Exercise:
Type out the complete listing below word for word, without its pictures.

Supplied data:

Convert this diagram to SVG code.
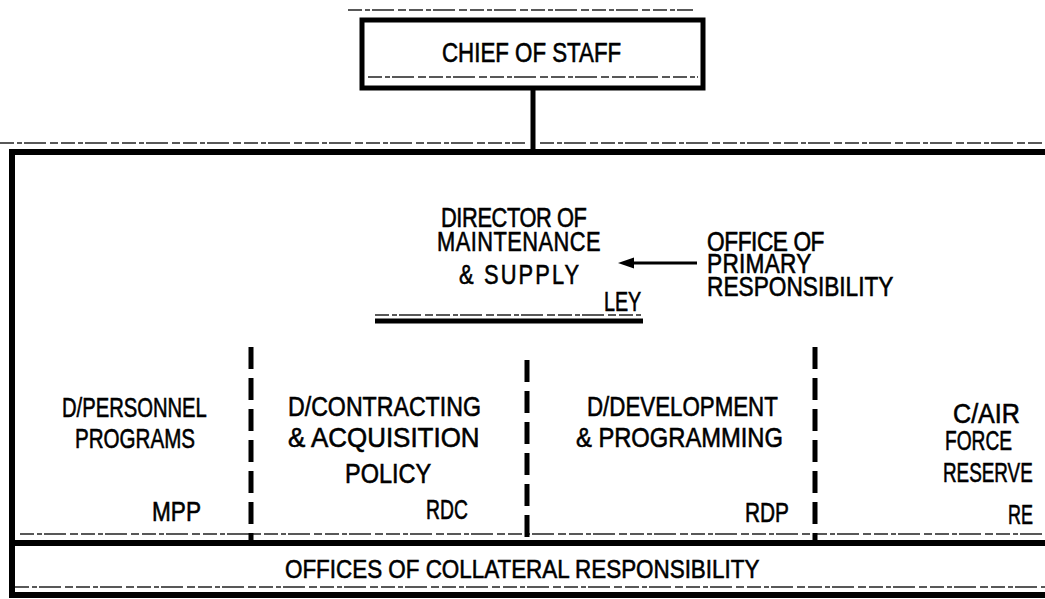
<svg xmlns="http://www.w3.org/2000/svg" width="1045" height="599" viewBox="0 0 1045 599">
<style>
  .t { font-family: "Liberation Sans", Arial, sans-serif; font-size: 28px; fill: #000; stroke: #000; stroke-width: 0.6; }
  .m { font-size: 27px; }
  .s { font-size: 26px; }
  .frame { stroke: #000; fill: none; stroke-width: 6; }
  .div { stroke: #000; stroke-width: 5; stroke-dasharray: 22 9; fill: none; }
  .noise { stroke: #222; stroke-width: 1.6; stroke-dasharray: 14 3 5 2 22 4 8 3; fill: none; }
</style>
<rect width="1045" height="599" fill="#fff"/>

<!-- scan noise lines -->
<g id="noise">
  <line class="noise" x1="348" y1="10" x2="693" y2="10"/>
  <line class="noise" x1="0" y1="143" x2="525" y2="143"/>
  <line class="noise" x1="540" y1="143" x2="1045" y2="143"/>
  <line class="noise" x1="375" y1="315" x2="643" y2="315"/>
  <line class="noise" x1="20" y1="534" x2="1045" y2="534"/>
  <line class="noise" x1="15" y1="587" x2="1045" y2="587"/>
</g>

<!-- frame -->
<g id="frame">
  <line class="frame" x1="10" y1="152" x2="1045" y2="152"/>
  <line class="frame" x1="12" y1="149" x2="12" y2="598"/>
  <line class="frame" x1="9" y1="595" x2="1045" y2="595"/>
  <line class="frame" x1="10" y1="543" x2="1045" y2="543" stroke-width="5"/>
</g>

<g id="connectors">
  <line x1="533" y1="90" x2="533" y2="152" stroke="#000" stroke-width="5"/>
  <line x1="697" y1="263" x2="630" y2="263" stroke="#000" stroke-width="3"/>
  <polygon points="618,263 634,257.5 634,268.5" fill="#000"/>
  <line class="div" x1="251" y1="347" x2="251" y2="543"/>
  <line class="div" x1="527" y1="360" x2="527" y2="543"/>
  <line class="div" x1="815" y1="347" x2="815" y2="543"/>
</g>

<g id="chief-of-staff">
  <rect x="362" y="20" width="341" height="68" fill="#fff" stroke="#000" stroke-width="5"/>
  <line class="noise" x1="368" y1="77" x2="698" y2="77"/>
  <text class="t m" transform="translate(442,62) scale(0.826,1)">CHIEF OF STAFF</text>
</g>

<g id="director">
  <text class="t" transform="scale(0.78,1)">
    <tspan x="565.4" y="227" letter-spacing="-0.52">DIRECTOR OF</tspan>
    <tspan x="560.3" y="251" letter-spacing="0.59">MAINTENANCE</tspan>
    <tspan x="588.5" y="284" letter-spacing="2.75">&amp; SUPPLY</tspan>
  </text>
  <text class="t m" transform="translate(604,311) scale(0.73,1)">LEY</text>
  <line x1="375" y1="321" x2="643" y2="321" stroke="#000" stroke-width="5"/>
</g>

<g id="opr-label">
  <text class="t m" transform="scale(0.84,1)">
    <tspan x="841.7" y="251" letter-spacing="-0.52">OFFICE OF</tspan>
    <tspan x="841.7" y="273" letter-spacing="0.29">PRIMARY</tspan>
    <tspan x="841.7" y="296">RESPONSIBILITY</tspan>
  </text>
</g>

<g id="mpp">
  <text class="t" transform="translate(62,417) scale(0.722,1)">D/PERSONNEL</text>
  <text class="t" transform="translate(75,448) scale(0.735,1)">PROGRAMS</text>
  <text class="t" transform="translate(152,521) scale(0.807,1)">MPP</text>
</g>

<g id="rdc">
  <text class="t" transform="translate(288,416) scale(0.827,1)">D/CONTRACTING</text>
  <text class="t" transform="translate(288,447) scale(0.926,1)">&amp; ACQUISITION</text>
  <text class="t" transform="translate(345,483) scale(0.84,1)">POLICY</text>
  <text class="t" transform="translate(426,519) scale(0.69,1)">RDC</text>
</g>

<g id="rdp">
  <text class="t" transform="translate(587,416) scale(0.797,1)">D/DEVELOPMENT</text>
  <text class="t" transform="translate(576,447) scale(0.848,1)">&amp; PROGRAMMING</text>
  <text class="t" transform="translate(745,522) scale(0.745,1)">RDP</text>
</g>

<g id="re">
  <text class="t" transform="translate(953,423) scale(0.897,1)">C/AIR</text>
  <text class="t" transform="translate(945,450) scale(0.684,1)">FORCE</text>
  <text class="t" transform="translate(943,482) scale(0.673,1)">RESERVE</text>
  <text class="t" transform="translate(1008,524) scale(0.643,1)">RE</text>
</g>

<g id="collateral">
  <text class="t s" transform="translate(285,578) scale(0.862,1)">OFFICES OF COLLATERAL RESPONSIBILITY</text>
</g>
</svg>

Solution:
Convert this diagram to SVG code.
<svg xmlns="http://www.w3.org/2000/svg" width="1045" height="599" viewBox="0 0 1045 599">
<style>
  .t { font-family: "Liberation Sans", Arial, sans-serif; font-size: 28px; fill: #000; stroke: #000; stroke-width: 0.6; }
  .m { font-size: 27px; }
  .s { font-size: 26px; }
  .frame { stroke: #000; fill: none; stroke-width: 6; }
  .div { stroke: #000; stroke-width: 5; stroke-dasharray: 22 9; fill: none; }
  .noise { stroke: #222; stroke-width: 1.6; stroke-dasharray: 14 3 5 2 22 4 8 3; fill: none; }
</style>
<rect width="1045" height="599" fill="#fff"/>

<!-- scan noise lines -->
<g id="noise">
  <line class="noise" x1="348" y1="10" x2="693" y2="10"/>
  <line class="noise" x1="0" y1="143" x2="525" y2="143"/>
  <line class="noise" x1="540" y1="143" x2="1045" y2="143"/>
  <line class="noise" x1="375" y1="315" x2="643" y2="315"/>
  <line class="noise" x1="20" y1="534" x2="1045" y2="534"/>
  <line class="noise" x1="15" y1="587" x2="1045" y2="587"/>
</g>

<!-- frame -->
<g id="frame">
  <line class="frame" x1="10" y1="152" x2="1045" y2="152"/>
  <line class="frame" x1="12" y1="149" x2="12" y2="598"/>
  <line class="frame" x1="9" y1="595" x2="1045" y2="595"/>
  <line class="frame" x1="10" y1="543" x2="1045" y2="543" stroke-width="5"/>
</g>

<g id="connectors">
  <line x1="533" y1="90" x2="533" y2="152" stroke="#000" stroke-width="5"/>
  <line x1="697" y1="263" x2="630" y2="263" stroke="#000" stroke-width="3"/>
  <polygon points="618,263 634,257.5 634,268.5" fill="#000"/>
  <line class="div" x1="251" y1="347" x2="251" y2="543"/>
  <line class="div" x1="527" y1="360" x2="527" y2="543"/>
  <line class="div" x1="815" y1="347" x2="815" y2="543"/>
</g>

<g id="chief-of-staff">
  <rect x="362" y="20" width="341" height="68" fill="#fff" stroke="#000" stroke-width="5"/>
  <line class="noise" x1="368" y1="77" x2="698" y2="77"/>
  <text class="t m" transform="translate(442,62) scale(0.826,1)">CHIEF OF STAFF</text>
</g>

<g id="director">
  <text class="t" transform="scale(0.78,1)">
    <tspan x="565.4" y="227" letter-spacing="-0.52">DIRECTOR OF</tspan>
    <tspan x="560.3" y="251" letter-spacing="0.59">MAINTENANCE</tspan>
    <tspan x="588.5" y="284" letter-spacing="2.75">&amp; SUPPLY</tspan>
  </text>
  <text class="t m" transform="translate(604,311) scale(0.73,1)">LEY</text>
  <line x1="375" y1="321" x2="643" y2="321" stroke="#000" stroke-width="5"/>
</g>

<g id="opr-label">
  <text class="t m" transform="scale(0.84,1)">
    <tspan x="841.7" y="251" letter-spacing="-0.52">OFFICE OF</tspan>
    <tspan x="841.7" y="273" letter-spacing="0.29">PRIMARY</tspan>
    <tspan x="841.7" y="296">RESPONSIBILITY</tspan>
  </text>
</g>

<g id="mpp">
  <text class="t" transform="translate(62,417) scale(0.722,1)">D/PERSONNEL</text>
  <text class="t" transform="translate(75,448) scale(0.735,1)">PROGRAMS</text>
  <text class="t" transform="translate(152,521) scale(0.807,1)">MPP</text>
</g>

<g id="rdc">
  <text class="t" transform="translate(288,416) scale(0.827,1)">D/CONTRACTING</text>
  <text class="t" transform="translate(288,447) scale(0.926,1)">&amp; ACQUISITION</text>
  <text class="t" transform="translate(345,483) scale(0.84,1)">POLICY</text>
  <text class="t" transform="translate(426,519) scale(0.69,1)">RDC</text>
</g>

<g id="rdp">
  <text class="t" transform="translate(587,416) scale(0.797,1)">D/DEVELOPMENT</text>
  <text class="t" transform="translate(576,447) scale(0.848,1)">&amp; PROGRAMMING</text>
  <text class="t" transform="translate(745,522) scale(0.745,1)">RDP</text>
</g>

<g id="re">
  <text class="t" transform="translate(953,423) scale(0.897,1)">C/AIR</text>
  <text class="t" transform="translate(945,450) scale(0.684,1)">FORCE</text>
  <text class="t" transform="translate(943,482) scale(0.673,1)">RESERVE</text>
  <text class="t" transform="translate(1008,524) scale(0.643,1)">RE</text>
</g>

<g id="collateral">
  <text class="t s" transform="translate(285,578) scale(0.862,1)">OFFICES OF COLLATERAL RESPONSIBILITY</text>
</g>
</svg>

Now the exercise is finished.